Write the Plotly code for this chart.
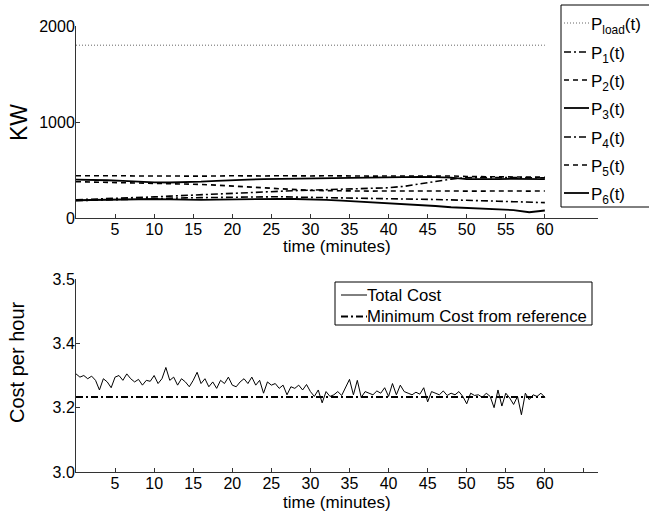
import numpy as np
import plotly.graph_objects as go

# ---------------- data ----------------
t_p = [0, 2, 4, 6, 8, 10, 12, 14, 16, 18, 20, 22, 24, 26, 28, 30,
       32, 34, 36, 38, 40, 42, 44, 46, 48, 50, 52, 54, 56, 58, 60]
p_load = [1800] * len(t_p)
p1 = [190, 195, 200, 205, 212, 220, 228, 236, 242, 248, 255, 262, 270, 278, 285, 290,
      295, 298, 302, 308, 315, 330, 355, 380, 405, 420, 422, 420, 421, 420, 418]
p2 = [440, 442, 438, 440, 437, 440, 438, 436, 440, 437, 440, 436, 438, 440, 436, 438,
      440, 437, 440, 436, 438, 440, 437, 436, 438, 432, 430, 428, 430, 428, 425]
p3 = [400, 398, 393, 386, 378, 372, 370, 372, 378, 386, 395, 400, 405, 408, 410, 412,
      415, 418, 420, 422, 425, 428, 428, 425, 420, 405, 402, 405, 408, 410, 405]
p4 = [180, 185, 190, 195, 200, 205, 208, 210, 212, 215, 220, 222, 225, 222, 218, 215,
      210, 205, 200, 198, 197, 196, 195, 193, 190, 185, 180, 175, 170, 165, 160]
p5 = [378, 375, 370, 365, 362, 360, 358, 355, 350, 342, 335, 325, 315, 305, 295, 288,
      285, 282, 280, 280, 282, 280, 282, 280, 281, 280, 282, 280, 281, 280, 282]
p6 = [185, 188, 190, 193, 195, 198, 195, 190, 188, 192, 195, 198, 200, 200, 198, 195,
      188, 180, 172, 163, 156, 148, 138, 125, 112, 104, 98, 90, 82, 60, 78]

total_cost = [
    3.305, 3.295, 3.300, 3.290, 3.298, 3.285, 3.255, 3.290, 3.280, 3.262, 3.295, 3.300,
    3.285, 3.305, 3.290, 3.280, 3.288, 3.270, 3.285, 3.282,
    3.300, 3.275, 3.290, 3.325, 3.285, 3.295, 3.270, 3.290,
    3.280, 3.265, 3.285, 3.310, 3.275, 3.290, 3.265, 3.280,
    3.260, 3.285, 3.275, 3.295, 3.270, 3.265, 3.280, 3.290,
    3.275, 3.295, 3.270, 3.285, 3.245, 3.280, 3.270, 3.275,
    3.260, 3.270, 3.240, 3.265, 3.260, 3.270, 3.255, 3.272,
    3.250, 3.235, 3.255, 3.215,
    3.250, 3.235, 3.240, 3.250, 3.238, 3.262, 3.288, 3.240, 3.285, 3.232, 3.250, 3.245,
    3.240, 3.252, 3.245, 3.262, 3.235, 3.275, 3.240, 3.270, 3.250, 3.245, 3.240, 3.248,
    3.242, 3.262, 3.218, 3.250, 3.245, 3.240, 3.252, 3.238, 3.245, 3.240, 3.250, 3.235,
    3.212, 3.245, 3.238, 3.240, 3.232, 3.245, 3.235, 3.200, 3.255, 3.205, 3.245, 3.230,
    3.210, 3.235, 3.178, 3.245, 3.225, 3.240, 3.235, 3.245, 3.232,
]
t_cost = np.linspace(0, 60, len(total_cost))
min_cost_t = [0, 60]
min_cost = [3.233, 3.233]

x_ticks = [5, 10, 15, 20, 25, 30, 35, 40, 45, 50, 55, 60]
y1_ticks = [0, 1000, 2000]
y2_tickvals = [3.0, 3.2, 3.4, 3.6]
y2_ticktext = ["3.0", "3.2", "3.4", "3.5"]

top_names = ["P<sub>load</sub>(t)", "P<sub>1</sub>(t)", "P<sub>2</sub>(t)", "P<sub>3</sub>(t)",
             "P<sub>4</sub>(t)", "P<sub>5</sub>(t)", "P<sub>6</sub>(t)"]
bottom_names = ["Total Cost", "Minimum Cost from reference"]

# ---------------- figure ----------------
FONT = "Liberation Sans, Arial, Helvetica, sans-serif"
W, H = 649, 512


def px(x):
    return x / W


def py(y):
    return 1 - y / H


fig = go.Figure()

DASH = "5px,4px"
DASHDOT = "7px,3px,2px,3px"
DOT = "1px,2px"

top_values = [p_load, p1, p2, p3, p4, p5, p6]
top_styles = [(DOT, 1, "#666666"), (DASHDOT, 1.6, "black"), (DASH, 1.6, "black"),
              ("solid", 1.8, "black"), (DASHDOT, 1.6, "black"), (DASH, 1.6, "black"),
              ("solid", 1.8, "black")]
for name, ys, (dash, w, col) in zip(top_names, top_values, top_styles):
    fig.add_trace(go.Scatter(x=t_p, y=ys, mode="lines", name=name,
                             line=dict(color=col, width=w, dash=dash),
                             xaxis="x", yaxis="y"))

bottom_styles = [("solid", 1, "black"), (DASHDOT, 2, "black")]
fig.add_trace(go.Scatter(x=t_cost, y=total_cost, mode="lines", name=bottom_names[0],
                         line=dict(color="black", width=1), xaxis="x2", yaxis="y2"))
fig.add_trace(go.Scatter(x=min_cost_t, y=min_cost, mode="lines", name=bottom_names[1],
                         line=dict(color="black", width=2, dash=DASHDOT),
                         xaxis="x2", yaxis="y2"))

x0, x1 = px(76), px(598)
axis_common = dict(showline=True, linecolor="#333333", linewidth=1, ticks="inside",
                   ticklen=4, tickcolor="#333333", showgrid=False, zeroline=False,
                   automargin=False, ticklabelstandoff=-3,
                   tickfont=dict(family=FONT, size=16, color="black"))

shapes = []
annotations = []

# ---- manual legend (top) ----
shapes.append(dict(type="rect", xref="paper", yref="paper", x0=px(561), x1=px(700),
                   y0=py(5), y1=py(207), line=dict(color="black", width=1),
                   fillcolor="white", layer="above"))
entry_y = [23, 52, 80, 108, 137, 165, 193]
for name, (dash, w, col), yy in zip(top_names, top_styles, entry_y):
    shapes.append(dict(type="line", xref="paper", yref="paper", x0=px(564), x1=px(589),
                       y0=py(yy), y1=py(yy), line=dict(color=col, width=w, dash=dash),
                       layer="above"))
    annotations.append(dict(text=name, x=px(589), y=py(yy + 3), xref="paper", yref="paper",
                            showarrow=False, xanchor="left", yanchor="middle",
                            font=dict(size=17)))

# ---- manual legend (bottom) ----
shapes.append(dict(type="rect", xref="paper", yref="paper", x0=px(335), x1=px(592),
                   y0=py(282), y1=py(325), line=dict(color="black", width=1),
                   fillcolor="white", layer="above"))
for name, (dash, w, col), yy in zip(bottom_names, bottom_styles, [295, 316.5]):
    shapes.append(dict(type="line", xref="paper", yref="paper", x0=px(341), x1=px(367),
                       y0=py(yy), y1=py(yy), line=dict(color=col, width=w, dash=dash),
                       layer="above"))
    annotations.append(dict(text=name, x=px(365), y=py(yy), xref="paper", yref="paper",
                            showarrow=False, xanchor="left", yanchor="middle",
                            font=dict(size=16.7)))

annotations += [
    dict(text="time (minutes)", x=(x0 + x1) / 2, y=py(246), xref="paper",
         yref="paper", showarrow=False, font=dict(size=17), xanchor="center",
         yanchor="middle"),
    dict(text="time (minutes)", x=(x0 + x1) / 2, y=py(502), xref="paper",
         yref="paper", showarrow=False, font=dict(size=17), xanchor="center",
         yanchor="middle"),
    dict(text="KW", x=px(19), y=py(123), xref="paper", yref="paper",
         showarrow=False, font=dict(size=23), textangle=-90,
         xanchor="center", yanchor="middle"),
    dict(text="Cost per hour", x=px(17), y=py(362), xref="paper", yref="paper",
         showarrow=False, font=dict(size=20), textangle=-90,
         xanchor="center", yanchor="middle"),
]

fig.update_layout(
    width=W, height=H, margin=dict(l=0, r=0, t=0, b=0, pad=0),
    paper_bgcolor="white", plot_bgcolor="white",
    font=dict(family=FONT, size=17, color="black"),
    showlegend=False,
    xaxis=dict(domain=[x0, x1], range=[0, 66.8], tickvals=x_ticks, anchor="y",
               **axis_common),
    yaxis=dict(domain=[py(218), py(26)], range=[0, 2000], tickvals=y1_ticks,
               anchor="x", **axis_common),
    xaxis2=dict(domain=[x0, x1], range=[0, 66.8],
                tickvals=x_ticks + [65, 66.8],
                ticktext=[str(v) for v in x_ticks] + ["", ""],
                anchor="y2", **axis_common),
    yaxis2=dict(domain=[py(472), py(279)], range=[3.0, 3.6],
                tickvals=y2_tickvals, ticktext=y2_ticktext, anchor="x2", **axis_common),
    shapes=shapes,
    annotations=annotations,
)

fig.write_html("out.html", config={"displayModeBar": False},
               post_script="document.body.style.margin='0';document.body.style.padding='0';")
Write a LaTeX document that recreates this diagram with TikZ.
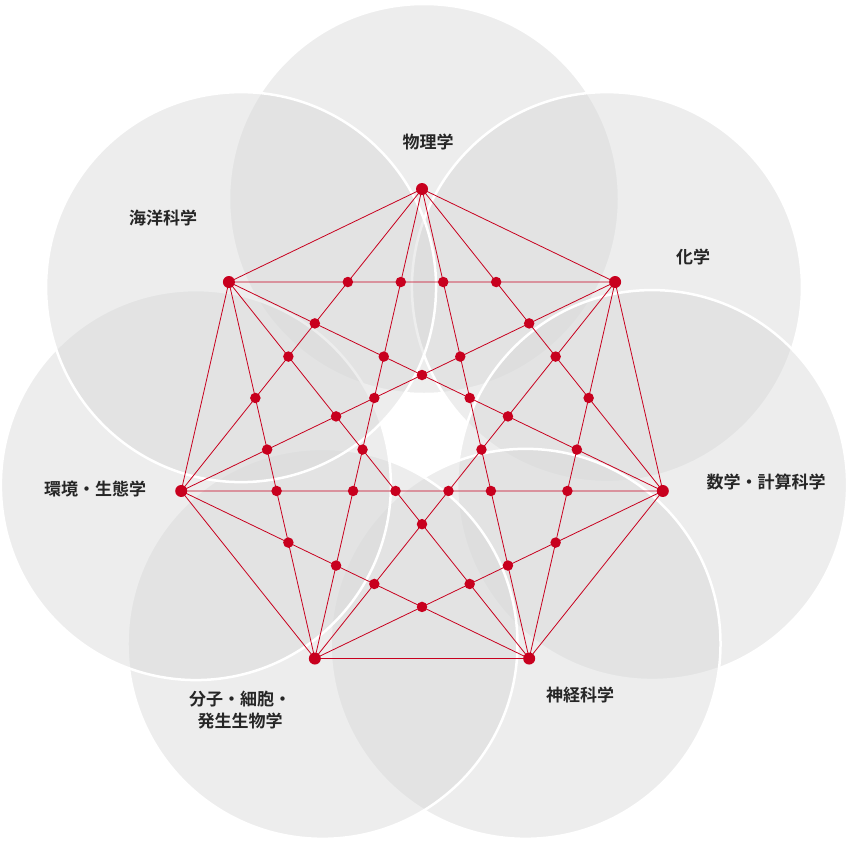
\documentclass[tikz,border=0pt]{standalone}
\usepackage{fontspec}
\newfontfamily\cjk{Noto Sans CJK JP Bold}
\usetikzlibrary{intersections}
\definecolor{redc}{HTML}{C8001E}
\definecolor{circ}{HTML}{D8D9D9}
\tikzset{
  bub/.style={fill=circ,fill opacity=0.45,draw=white,line width=2.5pt},
  chord/.style={draw=redc,line width=0.8pt},
  dot/.style={circle,fill=redc,inner sep=0pt,minimum size=10.5pt},
  vdot/.style={circle,fill=redc,inner sep=0pt,minimum size=12pt},
  lab/.style={font=\cjk\fontsize{17}{22}\selectfont,align=center,text=black!85}
}
\begin{document}
\begin{tikzpicture}[x=1pt,y=-1pt]
\useasboundingbox (0,0) rectangle (850,844);
\foreach \i in {0,...,6}{
  \coordinate (c\i) at ({424+234*cos(90-\i*360/7)},{433-234*sin(90-\i*360/7)});
  \fill[white] (c\i) circle (196);
}
\foreach \i in {0,...,6}{
  \path[bub] (c\i) circle (195);
}
\foreach \i in {0,...,6}{
  \coordinate (v\i) at ({422+247*cos(90-\i*360/7)},{436-247*sin(90-\i*360/7)});
}
\foreach \i in {0,...,5}{
  \pgfmathtruncatemacro\ja{\i+1}
  \foreach \j in {\ja,...,6}{
    \path[chord,name path global=c\i\j] (v\i) -- (v\j);
  }
}
\foreach \i in {0,...,3}{
 \pgfmathtruncatemacro\ja{\i+1}
 \foreach \j in {\ja,...,4}{
  \pgfmathtruncatemacro\ka{\j+1}
  \foreach \k in {\ka,...,5}{
   \pgfmathtruncatemacro\la{\k+1}
   \foreach \l in {\la,...,6}{
     \edef\tmpcmd{\noexpand\path[name intersections={of=c\i\k\space and c\j\l}]}
     \tmpcmd (intersection-1) node[dot] (p\i\j\k\l) {};
   }
  }
 }
}
\foreach \i in {0,...,6}{ \node[vdot] (n\i) at (v\i) {}; }
\node[lab] (l0) at (428,142) {物理学};
\node[lab] (l1) at (693,257) {化学};
\node[lab] (l2) at (766,482) {数学・計算科学};
\node[lab] (l3) at (580,695) {神経科学};
\node[lab] (l4) at (240,710) {分子・細胞・\\発生生物学};
\node[lab] (l5) at (95,489) {環境・生態学};
\node[lab] (l6) at (163,218) {海洋科学};
\end{tikzpicture}
\end{document}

******

Short task
Take the lines above from the top of the records through the one with "import plotly.graph_objects as go" and repeat them exactly, without any pictures.

Reply to the task
Write the Plotly code for this chart.
import numpy as np
import plotly.graph_objects as go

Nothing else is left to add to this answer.